## Begin SOURCE EXCERPT

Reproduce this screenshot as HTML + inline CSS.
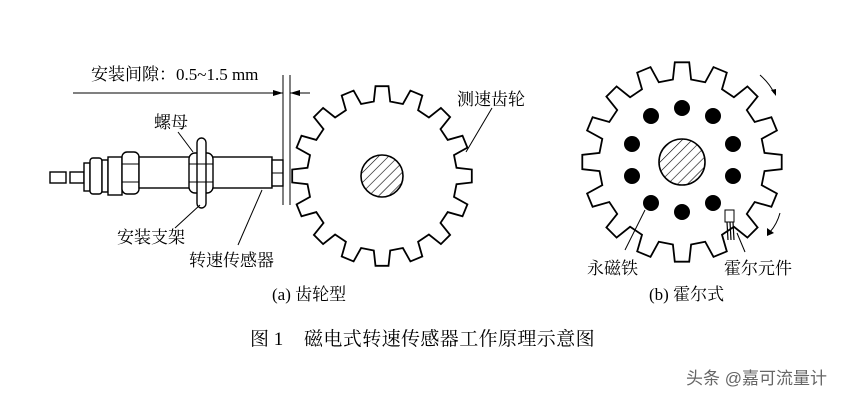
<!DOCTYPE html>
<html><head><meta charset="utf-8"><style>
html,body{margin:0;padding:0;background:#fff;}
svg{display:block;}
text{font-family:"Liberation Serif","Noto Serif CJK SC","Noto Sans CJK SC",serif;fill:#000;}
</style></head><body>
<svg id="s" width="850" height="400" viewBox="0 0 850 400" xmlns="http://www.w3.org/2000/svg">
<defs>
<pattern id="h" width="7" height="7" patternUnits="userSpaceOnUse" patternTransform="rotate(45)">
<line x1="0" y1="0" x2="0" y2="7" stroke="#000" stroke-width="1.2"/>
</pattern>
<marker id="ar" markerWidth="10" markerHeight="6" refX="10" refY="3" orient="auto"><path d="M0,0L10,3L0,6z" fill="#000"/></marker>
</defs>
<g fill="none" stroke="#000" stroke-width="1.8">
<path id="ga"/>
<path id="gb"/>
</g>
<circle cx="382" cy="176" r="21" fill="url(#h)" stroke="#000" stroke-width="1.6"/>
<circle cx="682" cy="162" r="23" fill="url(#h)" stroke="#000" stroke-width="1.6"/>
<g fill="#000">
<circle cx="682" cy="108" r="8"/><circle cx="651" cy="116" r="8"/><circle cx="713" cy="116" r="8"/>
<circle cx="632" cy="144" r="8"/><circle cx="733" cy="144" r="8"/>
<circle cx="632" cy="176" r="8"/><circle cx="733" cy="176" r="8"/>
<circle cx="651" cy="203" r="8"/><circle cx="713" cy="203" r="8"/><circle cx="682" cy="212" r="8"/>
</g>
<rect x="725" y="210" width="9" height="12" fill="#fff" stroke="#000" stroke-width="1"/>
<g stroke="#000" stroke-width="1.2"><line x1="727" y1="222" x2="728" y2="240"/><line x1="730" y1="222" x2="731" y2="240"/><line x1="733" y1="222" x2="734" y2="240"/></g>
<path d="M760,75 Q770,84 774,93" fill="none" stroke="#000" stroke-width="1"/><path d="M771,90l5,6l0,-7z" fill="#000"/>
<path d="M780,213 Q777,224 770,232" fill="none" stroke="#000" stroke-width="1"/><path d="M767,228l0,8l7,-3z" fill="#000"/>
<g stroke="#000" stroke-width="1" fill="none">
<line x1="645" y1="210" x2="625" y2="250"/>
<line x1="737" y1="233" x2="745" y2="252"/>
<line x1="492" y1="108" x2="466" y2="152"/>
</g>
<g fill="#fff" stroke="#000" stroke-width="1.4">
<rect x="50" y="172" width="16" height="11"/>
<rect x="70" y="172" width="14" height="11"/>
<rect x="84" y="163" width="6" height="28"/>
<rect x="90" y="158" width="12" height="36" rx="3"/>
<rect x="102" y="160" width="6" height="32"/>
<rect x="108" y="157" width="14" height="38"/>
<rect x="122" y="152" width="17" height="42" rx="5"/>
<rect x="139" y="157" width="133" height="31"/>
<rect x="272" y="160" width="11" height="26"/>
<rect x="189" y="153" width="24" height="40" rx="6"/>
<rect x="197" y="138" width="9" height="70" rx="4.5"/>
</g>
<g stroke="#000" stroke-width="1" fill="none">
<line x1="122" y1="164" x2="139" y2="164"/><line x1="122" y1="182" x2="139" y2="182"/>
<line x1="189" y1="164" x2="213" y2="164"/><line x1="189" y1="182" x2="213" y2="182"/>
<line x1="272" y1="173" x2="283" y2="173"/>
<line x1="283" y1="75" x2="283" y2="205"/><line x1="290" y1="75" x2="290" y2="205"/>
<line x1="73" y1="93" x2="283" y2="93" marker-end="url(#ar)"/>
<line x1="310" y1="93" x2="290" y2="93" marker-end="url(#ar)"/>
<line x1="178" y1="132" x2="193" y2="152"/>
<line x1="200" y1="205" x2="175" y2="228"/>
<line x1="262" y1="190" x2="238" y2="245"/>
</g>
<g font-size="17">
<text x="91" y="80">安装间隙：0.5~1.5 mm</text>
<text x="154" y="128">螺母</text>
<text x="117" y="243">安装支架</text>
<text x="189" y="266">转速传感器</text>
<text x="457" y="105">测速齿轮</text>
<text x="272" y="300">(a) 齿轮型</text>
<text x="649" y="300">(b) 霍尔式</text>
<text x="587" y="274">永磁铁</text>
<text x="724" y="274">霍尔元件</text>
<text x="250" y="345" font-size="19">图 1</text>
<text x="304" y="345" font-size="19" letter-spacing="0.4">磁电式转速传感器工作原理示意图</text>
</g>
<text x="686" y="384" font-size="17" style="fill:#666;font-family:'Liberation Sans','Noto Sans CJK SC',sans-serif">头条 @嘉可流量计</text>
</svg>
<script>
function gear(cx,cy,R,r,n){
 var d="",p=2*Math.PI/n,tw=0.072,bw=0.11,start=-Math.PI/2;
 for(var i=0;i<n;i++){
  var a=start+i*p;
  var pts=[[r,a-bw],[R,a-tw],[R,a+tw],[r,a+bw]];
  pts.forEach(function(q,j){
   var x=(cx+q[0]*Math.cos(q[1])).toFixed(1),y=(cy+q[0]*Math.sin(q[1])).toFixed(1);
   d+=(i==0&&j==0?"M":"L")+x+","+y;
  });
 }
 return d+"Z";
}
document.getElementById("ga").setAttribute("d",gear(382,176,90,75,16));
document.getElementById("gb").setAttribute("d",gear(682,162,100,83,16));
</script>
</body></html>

## End SOURCE EXCERPT

*WHAT YOU SHOULD DO*
Return the material word for word. Pictures are not part of the copy.

*COMPLETE RESPONSE*
Reproduce this screenshot as HTML + inline CSS.
<!DOCTYPE html>
<html><head><meta charset="utf-8"><style>
html,body{margin:0;padding:0;background:#fff;}
svg{display:block;}
text{font-family:"Liberation Serif","Noto Serif CJK SC","Noto Sans CJK SC",serif;fill:#000;}
</style></head><body>
<svg id="s" width="850" height="400" viewBox="0 0 850 400" xmlns="http://www.w3.org/2000/svg">
<defs>
<pattern id="h" width="7" height="7" patternUnits="userSpaceOnUse" patternTransform="rotate(45)">
<line x1="0" y1="0" x2="0" y2="7" stroke="#000" stroke-width="1.2"/>
</pattern>
<marker id="ar" markerWidth="10" markerHeight="6" refX="10" refY="3" orient="auto"><path d="M0,0L10,3L0,6z" fill="#000"/></marker>
</defs>
<g fill="none" stroke="#000" stroke-width="1.8">
<path id="ga"/>
<path id="gb"/>
</g>
<circle cx="382" cy="176" r="21" fill="url(#h)" stroke="#000" stroke-width="1.6"/>
<circle cx="682" cy="162" r="23" fill="url(#h)" stroke="#000" stroke-width="1.6"/>
<g fill="#000">
<circle cx="682" cy="108" r="8"/><circle cx="651" cy="116" r="8"/><circle cx="713" cy="116" r="8"/>
<circle cx="632" cy="144" r="8"/><circle cx="733" cy="144" r="8"/>
<circle cx="632" cy="176" r="8"/><circle cx="733" cy="176" r="8"/>
<circle cx="651" cy="203" r="8"/><circle cx="713" cy="203" r="8"/><circle cx="682" cy="212" r="8"/>
</g>
<rect x="725" y="210" width="9" height="12" fill="#fff" stroke="#000" stroke-width="1"/>
<g stroke="#000" stroke-width="1.2"><line x1="727" y1="222" x2="728" y2="240"/><line x1="730" y1="222" x2="731" y2="240"/><line x1="733" y1="222" x2="734" y2="240"/></g>
<path d="M760,75 Q770,84 774,93" fill="none" stroke="#000" stroke-width="1"/><path d="M771,90l5,6l0,-7z" fill="#000"/>
<path d="M780,213 Q777,224 770,232" fill="none" stroke="#000" stroke-width="1"/><path d="M767,228l0,8l7,-3z" fill="#000"/>
<g stroke="#000" stroke-width="1" fill="none">
<line x1="645" y1="210" x2="625" y2="250"/>
<line x1="737" y1="233" x2="745" y2="252"/>
<line x1="492" y1="108" x2="466" y2="152"/>
</g>
<g fill="#fff" stroke="#000" stroke-width="1.4">
<rect x="50" y="172" width="16" height="11"/>
<rect x="70" y="172" width="14" height="11"/>
<rect x="84" y="163" width="6" height="28"/>
<rect x="90" y="158" width="12" height="36" rx="3"/>
<rect x="102" y="160" width="6" height="32"/>
<rect x="108" y="157" width="14" height="38"/>
<rect x="122" y="152" width="17" height="42" rx="5"/>
<rect x="139" y="157" width="133" height="31"/>
<rect x="272" y="160" width="11" height="26"/>
<rect x="189" y="153" width="24" height="40" rx="6"/>
<rect x="197" y="138" width="9" height="70" rx="4.5"/>
</g>
<g stroke="#000" stroke-width="1" fill="none">
<line x1="122" y1="164" x2="139" y2="164"/><line x1="122" y1="182" x2="139" y2="182"/>
<line x1="189" y1="164" x2="213" y2="164"/><line x1="189" y1="182" x2="213" y2="182"/>
<line x1="272" y1="173" x2="283" y2="173"/>
<line x1="283" y1="75" x2="283" y2="205"/><line x1="290" y1="75" x2="290" y2="205"/>
<line x1="73" y1="93" x2="283" y2="93" marker-end="url(#ar)"/>
<line x1="310" y1="93" x2="290" y2="93" marker-end="url(#ar)"/>
<line x1="178" y1="132" x2="193" y2="152"/>
<line x1="200" y1="205" x2="175" y2="228"/>
<line x1="262" y1="190" x2="238" y2="245"/>
</g>
<g font-size="17">
<text x="91" y="80">安装间隙：0.5~1.5 mm</text>
<text x="154" y="128">螺母</text>
<text x="117" y="243">安装支架</text>
<text x="189" y="266">转速传感器</text>
<text x="457" y="105">测速齿轮</text>
<text x="272" y="300">(a) 齿轮型</text>
<text x="649" y="300">(b) 霍尔式</text>
<text x="587" y="274">永磁铁</text>
<text x="724" y="274">霍尔元件</text>
<text x="250" y="345" font-size="19">图 1</text>
<text x="304" y="345" font-size="19" letter-spacing="0.4">磁电式转速传感器工作原理示意图</text>
</g>
<text x="686" y="384" font-size="17" style="fill:#666;font-family:'Liberation Sans','Noto Sans CJK SC',sans-serif">头条 @嘉可流量计</text>
</svg>
<script>
function gear(cx,cy,R,r,n){
 var d="",p=2*Math.PI/n,tw=0.072,bw=0.11,start=-Math.PI/2;
 for(var i=0;i<n;i++){
  var a=start+i*p;
  var pts=[[r,a-bw],[R,a-tw],[R,a+tw],[r,a+bw]];
  pts.forEach(function(q,j){
   var x=(cx+q[0]*Math.cos(q[1])).toFixed(1),y=(cy+q[0]*Math.sin(q[1])).toFixed(1);
   d+=(i==0&&j==0?"M":"L")+x+","+y;
  });
 }
 return d+"Z";
}
document.getElementById("ga").setAttribute("d",gear(382,176,90,75,16));
document.getElementById("gb").setAttribute("d",gear(682,162,100,83,16));
</script>
</body></html>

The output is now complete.